Record list:
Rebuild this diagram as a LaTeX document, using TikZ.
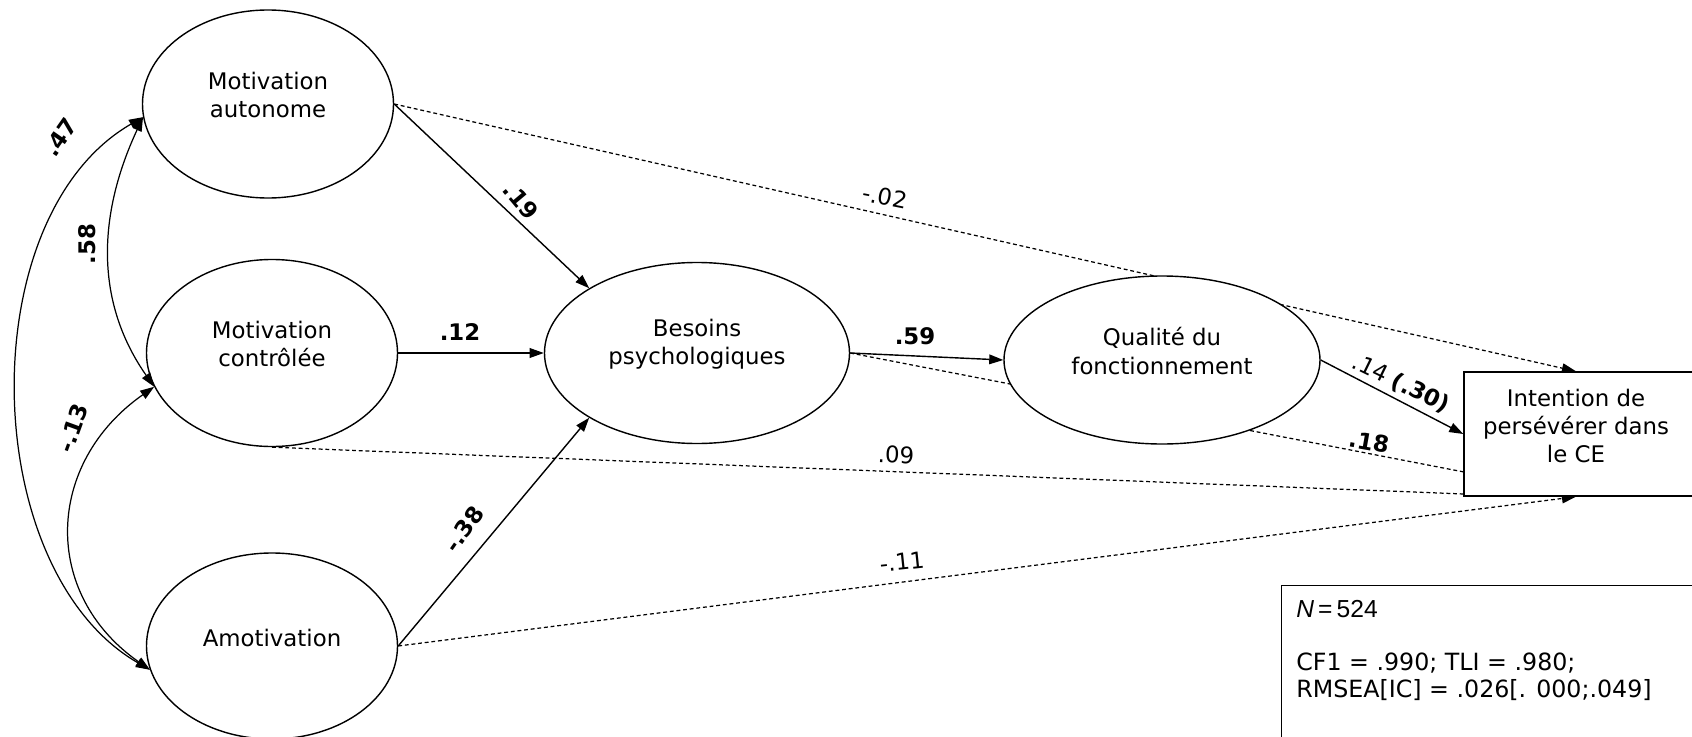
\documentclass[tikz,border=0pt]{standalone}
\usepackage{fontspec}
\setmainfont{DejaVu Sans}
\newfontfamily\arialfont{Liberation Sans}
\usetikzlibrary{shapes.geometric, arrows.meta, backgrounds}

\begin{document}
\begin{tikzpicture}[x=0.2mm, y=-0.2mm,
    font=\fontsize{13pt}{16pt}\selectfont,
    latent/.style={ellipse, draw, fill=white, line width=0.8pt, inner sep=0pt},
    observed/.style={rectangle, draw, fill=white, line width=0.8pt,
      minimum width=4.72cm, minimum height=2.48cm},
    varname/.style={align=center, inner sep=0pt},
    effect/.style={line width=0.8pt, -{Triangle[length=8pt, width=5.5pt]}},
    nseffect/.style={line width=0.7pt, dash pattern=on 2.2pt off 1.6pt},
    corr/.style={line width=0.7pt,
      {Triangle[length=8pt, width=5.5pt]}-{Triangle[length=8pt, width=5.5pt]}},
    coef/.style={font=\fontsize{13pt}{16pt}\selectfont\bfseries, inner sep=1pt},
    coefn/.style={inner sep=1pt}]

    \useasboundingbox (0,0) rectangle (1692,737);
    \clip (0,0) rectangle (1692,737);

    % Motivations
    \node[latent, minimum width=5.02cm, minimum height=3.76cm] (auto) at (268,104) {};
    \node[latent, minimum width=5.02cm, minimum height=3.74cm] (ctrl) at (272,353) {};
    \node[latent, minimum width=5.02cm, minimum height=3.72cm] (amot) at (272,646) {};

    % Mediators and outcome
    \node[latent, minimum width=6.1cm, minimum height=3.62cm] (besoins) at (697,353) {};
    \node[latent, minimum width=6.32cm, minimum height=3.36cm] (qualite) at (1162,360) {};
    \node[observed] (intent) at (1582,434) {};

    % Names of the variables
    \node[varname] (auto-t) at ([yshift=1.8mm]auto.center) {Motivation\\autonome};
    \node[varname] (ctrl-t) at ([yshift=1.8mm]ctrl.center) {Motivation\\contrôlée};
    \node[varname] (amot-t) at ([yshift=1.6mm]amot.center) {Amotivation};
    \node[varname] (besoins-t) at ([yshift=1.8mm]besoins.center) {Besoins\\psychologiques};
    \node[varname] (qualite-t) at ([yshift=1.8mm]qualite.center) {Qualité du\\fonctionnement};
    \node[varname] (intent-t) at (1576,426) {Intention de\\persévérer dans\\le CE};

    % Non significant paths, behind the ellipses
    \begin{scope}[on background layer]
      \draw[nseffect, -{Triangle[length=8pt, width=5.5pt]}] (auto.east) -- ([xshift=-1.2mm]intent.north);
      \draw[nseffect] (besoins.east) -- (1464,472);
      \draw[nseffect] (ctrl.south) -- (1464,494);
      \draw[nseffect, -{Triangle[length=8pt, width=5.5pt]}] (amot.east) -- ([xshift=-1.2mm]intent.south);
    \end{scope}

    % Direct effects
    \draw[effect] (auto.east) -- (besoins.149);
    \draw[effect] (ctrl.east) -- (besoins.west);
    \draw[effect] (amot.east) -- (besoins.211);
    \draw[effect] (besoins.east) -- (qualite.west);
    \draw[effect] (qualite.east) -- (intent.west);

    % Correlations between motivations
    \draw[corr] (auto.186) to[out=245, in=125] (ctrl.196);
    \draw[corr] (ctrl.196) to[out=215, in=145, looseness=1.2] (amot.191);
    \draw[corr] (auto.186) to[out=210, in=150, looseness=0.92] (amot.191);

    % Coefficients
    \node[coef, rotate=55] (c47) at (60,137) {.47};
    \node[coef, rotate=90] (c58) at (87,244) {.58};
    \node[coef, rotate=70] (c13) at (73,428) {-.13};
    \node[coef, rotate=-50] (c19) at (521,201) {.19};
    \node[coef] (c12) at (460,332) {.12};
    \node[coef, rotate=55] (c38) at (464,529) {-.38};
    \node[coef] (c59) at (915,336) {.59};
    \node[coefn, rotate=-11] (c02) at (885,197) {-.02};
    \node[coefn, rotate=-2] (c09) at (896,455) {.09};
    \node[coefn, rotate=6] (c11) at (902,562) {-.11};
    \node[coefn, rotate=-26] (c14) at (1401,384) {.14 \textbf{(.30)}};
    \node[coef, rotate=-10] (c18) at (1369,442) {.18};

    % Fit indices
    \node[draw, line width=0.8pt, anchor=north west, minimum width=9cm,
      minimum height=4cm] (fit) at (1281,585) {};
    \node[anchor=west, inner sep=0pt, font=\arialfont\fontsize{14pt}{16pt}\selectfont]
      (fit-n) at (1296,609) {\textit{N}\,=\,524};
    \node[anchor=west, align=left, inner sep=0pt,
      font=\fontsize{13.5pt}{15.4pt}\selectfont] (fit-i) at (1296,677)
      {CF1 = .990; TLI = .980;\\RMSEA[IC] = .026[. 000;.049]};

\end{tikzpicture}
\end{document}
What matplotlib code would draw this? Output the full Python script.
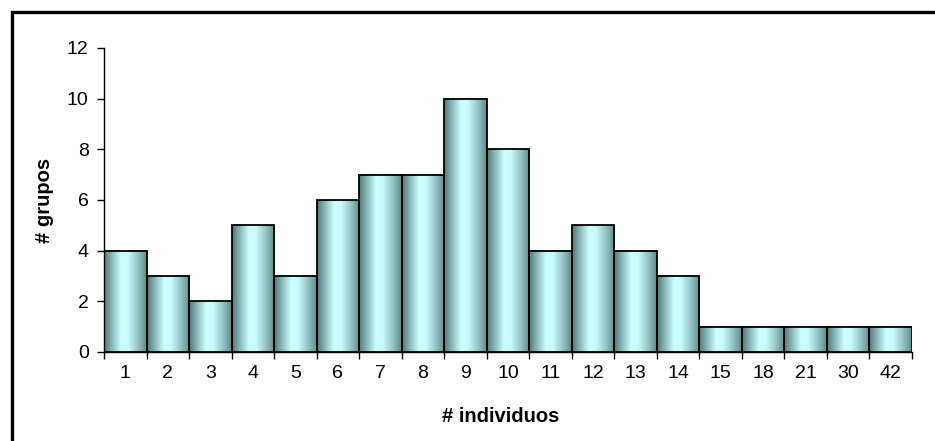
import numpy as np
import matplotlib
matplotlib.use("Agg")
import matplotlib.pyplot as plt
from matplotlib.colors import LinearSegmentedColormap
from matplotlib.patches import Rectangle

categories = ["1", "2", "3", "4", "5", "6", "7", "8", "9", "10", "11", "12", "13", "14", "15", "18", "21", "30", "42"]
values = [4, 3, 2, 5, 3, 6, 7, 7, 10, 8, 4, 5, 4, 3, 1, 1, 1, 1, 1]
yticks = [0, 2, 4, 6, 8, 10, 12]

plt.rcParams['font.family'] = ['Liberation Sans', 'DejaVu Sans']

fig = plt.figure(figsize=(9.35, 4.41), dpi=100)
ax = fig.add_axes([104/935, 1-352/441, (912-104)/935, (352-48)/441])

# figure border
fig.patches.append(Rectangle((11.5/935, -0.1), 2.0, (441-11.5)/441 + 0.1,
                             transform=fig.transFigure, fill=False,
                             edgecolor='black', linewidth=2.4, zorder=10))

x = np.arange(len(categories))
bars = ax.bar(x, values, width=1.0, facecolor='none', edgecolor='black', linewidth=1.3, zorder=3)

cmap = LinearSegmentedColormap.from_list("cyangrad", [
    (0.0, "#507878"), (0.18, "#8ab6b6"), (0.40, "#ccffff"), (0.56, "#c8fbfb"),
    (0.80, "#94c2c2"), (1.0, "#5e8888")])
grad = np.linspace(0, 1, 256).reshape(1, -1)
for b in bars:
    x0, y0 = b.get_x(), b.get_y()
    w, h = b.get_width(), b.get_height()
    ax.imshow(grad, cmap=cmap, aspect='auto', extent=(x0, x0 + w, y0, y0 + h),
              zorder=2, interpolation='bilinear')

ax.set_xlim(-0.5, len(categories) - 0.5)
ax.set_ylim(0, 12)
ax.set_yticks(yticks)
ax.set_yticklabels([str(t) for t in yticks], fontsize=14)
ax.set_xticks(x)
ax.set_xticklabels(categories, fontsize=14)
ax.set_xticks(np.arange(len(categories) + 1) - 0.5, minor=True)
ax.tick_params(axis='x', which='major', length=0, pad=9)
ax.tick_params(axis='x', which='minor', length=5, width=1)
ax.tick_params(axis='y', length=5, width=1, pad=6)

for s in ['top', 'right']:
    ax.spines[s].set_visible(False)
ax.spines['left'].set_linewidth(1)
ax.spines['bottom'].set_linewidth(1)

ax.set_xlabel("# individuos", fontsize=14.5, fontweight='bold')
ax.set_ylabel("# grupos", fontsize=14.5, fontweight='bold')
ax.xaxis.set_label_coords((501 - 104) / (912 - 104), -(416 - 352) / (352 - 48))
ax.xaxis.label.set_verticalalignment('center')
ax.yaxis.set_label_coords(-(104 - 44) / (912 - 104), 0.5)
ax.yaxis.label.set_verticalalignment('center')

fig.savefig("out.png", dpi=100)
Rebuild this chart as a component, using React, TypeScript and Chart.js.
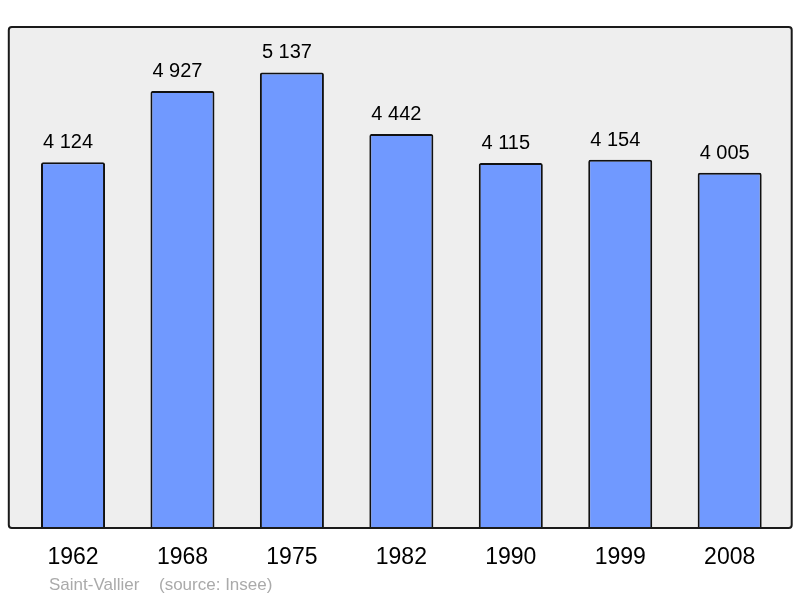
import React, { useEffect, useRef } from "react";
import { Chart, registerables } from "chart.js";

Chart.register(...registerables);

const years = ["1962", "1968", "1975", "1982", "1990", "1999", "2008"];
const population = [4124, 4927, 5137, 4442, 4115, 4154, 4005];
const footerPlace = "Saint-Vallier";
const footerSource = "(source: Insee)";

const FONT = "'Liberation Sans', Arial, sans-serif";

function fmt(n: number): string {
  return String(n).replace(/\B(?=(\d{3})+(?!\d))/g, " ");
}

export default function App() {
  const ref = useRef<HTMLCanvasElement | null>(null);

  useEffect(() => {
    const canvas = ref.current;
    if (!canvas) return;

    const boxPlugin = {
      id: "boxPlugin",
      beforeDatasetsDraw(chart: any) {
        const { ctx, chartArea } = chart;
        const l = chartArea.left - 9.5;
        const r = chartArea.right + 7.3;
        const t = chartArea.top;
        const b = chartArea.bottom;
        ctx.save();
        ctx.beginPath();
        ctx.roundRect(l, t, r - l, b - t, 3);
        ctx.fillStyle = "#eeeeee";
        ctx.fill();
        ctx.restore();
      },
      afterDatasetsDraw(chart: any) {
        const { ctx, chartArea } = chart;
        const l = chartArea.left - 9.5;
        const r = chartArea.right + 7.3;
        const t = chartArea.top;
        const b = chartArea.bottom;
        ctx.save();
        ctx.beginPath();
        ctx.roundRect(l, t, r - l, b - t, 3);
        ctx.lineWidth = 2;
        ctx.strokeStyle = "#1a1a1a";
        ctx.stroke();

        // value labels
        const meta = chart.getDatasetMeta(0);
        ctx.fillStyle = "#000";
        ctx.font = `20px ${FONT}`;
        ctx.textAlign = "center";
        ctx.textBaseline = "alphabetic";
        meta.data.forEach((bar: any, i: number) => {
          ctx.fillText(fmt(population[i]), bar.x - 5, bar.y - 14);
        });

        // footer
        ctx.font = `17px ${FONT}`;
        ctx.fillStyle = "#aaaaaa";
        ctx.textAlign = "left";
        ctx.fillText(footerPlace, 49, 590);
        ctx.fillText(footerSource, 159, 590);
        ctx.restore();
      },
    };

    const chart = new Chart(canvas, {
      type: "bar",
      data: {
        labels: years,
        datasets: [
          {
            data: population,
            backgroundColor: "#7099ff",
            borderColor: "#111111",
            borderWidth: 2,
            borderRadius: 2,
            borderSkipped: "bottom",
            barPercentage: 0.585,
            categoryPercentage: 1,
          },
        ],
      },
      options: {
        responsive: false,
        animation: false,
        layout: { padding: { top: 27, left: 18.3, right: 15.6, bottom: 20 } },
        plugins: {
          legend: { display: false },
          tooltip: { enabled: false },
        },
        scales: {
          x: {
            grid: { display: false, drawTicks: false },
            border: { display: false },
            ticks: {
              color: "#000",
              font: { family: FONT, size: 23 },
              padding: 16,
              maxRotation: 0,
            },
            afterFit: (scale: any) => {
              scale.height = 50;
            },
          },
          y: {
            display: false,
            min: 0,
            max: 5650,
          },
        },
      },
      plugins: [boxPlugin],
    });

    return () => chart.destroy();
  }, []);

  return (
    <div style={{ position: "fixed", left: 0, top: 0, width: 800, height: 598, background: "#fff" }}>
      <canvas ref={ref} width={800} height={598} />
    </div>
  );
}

To do: Set down, without pictures, the lines between the line holding "What matplotlib code" and the line holding "from matplotlib.patches import Rectangle", both inclusive.

Output below:
What matplotlib code would draw this? Output the full Python script.
import numpy as np
import matplotlib
matplotlib.use("Agg")
import matplotlib.pyplot as plt
from matplotlib.colors import LinearSegmentedColormap
from matplotlib.patches import Rectangle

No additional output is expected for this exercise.